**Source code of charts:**
--
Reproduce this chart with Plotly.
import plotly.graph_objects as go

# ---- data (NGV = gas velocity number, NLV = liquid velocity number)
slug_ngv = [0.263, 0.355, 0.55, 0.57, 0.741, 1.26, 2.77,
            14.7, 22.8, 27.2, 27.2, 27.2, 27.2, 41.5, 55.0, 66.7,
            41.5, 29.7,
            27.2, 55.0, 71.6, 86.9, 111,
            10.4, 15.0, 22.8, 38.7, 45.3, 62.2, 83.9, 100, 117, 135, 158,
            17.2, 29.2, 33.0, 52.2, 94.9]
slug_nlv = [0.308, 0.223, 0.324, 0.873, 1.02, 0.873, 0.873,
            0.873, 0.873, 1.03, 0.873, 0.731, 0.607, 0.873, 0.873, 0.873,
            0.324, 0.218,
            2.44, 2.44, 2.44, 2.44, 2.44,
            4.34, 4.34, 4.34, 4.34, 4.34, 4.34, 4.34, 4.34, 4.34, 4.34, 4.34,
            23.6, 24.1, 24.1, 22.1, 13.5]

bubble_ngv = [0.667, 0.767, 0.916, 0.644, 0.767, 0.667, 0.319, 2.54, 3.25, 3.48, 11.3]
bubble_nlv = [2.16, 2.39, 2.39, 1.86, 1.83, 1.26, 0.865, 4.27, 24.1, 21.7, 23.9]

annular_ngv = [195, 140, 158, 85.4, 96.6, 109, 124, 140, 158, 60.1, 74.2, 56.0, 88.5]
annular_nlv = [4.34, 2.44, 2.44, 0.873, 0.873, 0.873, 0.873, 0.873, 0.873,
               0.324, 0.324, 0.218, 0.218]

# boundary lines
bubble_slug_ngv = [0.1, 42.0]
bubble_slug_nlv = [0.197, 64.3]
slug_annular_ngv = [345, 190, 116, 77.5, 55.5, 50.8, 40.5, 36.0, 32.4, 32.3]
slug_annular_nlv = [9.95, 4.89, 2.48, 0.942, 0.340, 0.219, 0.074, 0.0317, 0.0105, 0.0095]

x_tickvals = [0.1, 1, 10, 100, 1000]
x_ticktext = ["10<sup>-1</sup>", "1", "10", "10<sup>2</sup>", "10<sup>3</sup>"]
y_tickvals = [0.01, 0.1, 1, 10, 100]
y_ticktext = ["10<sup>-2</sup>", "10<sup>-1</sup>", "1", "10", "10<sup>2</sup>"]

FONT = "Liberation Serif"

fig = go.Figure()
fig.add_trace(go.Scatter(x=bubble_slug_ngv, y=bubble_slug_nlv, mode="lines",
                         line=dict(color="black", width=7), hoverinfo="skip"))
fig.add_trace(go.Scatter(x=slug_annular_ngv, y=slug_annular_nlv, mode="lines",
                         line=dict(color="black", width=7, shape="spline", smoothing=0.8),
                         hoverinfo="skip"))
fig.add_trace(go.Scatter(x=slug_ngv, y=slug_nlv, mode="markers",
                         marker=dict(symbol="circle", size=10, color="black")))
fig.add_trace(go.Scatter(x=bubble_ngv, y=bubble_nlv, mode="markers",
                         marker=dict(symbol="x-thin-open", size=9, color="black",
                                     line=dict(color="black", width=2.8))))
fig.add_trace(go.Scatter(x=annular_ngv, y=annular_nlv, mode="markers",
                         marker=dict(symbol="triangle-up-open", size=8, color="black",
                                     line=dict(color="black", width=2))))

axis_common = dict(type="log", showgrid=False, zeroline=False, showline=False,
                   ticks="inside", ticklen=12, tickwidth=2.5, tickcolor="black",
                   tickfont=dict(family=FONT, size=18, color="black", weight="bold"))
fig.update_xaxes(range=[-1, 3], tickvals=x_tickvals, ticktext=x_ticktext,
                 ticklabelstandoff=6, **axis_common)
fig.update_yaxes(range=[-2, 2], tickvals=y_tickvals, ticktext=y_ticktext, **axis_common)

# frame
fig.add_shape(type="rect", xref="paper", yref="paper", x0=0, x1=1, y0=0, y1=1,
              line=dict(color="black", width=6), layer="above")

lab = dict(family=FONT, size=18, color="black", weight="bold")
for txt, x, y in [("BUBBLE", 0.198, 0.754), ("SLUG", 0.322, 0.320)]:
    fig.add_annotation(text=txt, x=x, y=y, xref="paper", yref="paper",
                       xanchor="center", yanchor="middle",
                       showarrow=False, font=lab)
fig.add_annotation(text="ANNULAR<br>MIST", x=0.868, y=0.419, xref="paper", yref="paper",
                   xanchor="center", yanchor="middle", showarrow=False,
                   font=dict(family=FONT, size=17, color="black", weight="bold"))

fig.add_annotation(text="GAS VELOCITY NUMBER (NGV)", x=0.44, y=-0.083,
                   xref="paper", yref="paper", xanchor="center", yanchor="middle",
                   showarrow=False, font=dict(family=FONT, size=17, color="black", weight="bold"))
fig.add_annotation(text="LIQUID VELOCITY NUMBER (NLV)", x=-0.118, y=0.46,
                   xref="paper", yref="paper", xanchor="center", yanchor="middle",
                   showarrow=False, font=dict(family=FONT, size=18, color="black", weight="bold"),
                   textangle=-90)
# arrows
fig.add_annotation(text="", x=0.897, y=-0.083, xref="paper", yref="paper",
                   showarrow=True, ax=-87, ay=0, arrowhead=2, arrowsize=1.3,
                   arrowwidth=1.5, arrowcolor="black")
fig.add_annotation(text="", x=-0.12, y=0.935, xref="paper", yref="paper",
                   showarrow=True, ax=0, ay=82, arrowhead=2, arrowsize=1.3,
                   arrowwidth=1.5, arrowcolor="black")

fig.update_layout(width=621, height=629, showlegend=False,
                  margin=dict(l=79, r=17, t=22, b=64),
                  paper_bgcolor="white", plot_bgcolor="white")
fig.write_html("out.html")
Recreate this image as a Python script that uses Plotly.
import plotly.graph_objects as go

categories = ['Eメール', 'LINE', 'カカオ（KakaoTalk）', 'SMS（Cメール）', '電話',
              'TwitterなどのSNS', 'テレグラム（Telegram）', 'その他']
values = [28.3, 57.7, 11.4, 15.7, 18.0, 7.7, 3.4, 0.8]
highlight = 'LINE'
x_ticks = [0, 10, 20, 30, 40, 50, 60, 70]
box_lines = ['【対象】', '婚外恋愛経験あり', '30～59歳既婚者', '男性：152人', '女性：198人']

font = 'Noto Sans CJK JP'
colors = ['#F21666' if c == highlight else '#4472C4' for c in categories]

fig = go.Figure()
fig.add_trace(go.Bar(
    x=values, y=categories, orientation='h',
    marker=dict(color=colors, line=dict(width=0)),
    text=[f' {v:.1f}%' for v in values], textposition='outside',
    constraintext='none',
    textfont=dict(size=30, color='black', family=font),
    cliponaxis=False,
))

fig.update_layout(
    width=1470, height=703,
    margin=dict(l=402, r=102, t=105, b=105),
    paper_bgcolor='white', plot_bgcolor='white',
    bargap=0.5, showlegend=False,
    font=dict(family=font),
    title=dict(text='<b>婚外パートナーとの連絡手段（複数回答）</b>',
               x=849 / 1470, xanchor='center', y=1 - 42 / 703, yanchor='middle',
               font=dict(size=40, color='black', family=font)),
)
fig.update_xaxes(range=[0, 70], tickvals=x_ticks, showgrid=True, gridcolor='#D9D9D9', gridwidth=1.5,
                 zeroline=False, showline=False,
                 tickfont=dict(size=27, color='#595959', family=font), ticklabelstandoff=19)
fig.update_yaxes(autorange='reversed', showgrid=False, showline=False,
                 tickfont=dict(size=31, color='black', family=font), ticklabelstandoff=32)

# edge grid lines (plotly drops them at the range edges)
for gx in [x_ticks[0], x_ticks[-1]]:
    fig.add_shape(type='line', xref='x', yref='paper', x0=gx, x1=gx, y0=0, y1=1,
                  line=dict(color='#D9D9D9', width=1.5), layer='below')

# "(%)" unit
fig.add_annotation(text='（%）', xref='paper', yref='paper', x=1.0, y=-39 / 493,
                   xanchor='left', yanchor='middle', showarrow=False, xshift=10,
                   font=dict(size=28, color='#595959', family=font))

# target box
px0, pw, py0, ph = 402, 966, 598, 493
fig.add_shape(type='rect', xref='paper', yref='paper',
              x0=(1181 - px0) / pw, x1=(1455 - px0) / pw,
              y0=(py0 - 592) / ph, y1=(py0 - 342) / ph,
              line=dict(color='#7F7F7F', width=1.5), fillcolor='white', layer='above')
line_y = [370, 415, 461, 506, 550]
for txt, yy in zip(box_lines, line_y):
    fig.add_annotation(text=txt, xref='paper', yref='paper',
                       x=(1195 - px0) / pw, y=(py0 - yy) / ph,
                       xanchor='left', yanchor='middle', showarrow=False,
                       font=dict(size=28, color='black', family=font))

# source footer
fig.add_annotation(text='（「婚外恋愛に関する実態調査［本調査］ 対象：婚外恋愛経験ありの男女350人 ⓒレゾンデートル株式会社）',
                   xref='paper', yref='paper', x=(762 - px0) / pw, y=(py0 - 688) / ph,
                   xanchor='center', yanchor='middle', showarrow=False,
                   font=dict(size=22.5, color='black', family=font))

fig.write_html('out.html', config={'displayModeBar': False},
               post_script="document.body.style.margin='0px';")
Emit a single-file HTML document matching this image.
--
**Written instruction:** Copy the records above exactly, beginning at the line that contains "Recreate this image" and stopping after the line that contains "colors = ['#F21666'".

**Complete response:**
Recreate this image as a Python script that uses Plotly.
import plotly.graph_objects as go

categories = ['Eメール', 'LINE', 'カカオ（KakaoTalk）', 'SMS（Cメール）', '電話',
              'TwitterなどのSNS', 'テレグラム（Telegram）', 'その他']
values = [28.3, 57.7, 11.4, 15.7, 18.0, 7.7, 3.4, 0.8]
highlight = 'LINE'
x_ticks = [0, 10, 20, 30, 40, 50, 60, 70]
box_lines = ['【対象】', '婚外恋愛経験あり', '30～59歳既婚者', '男性：152人', '女性：198人']

font = 'Noto Sans CJK JP'
colors = ['#F21666' if c == highlight else '#4472C4' for c in categories]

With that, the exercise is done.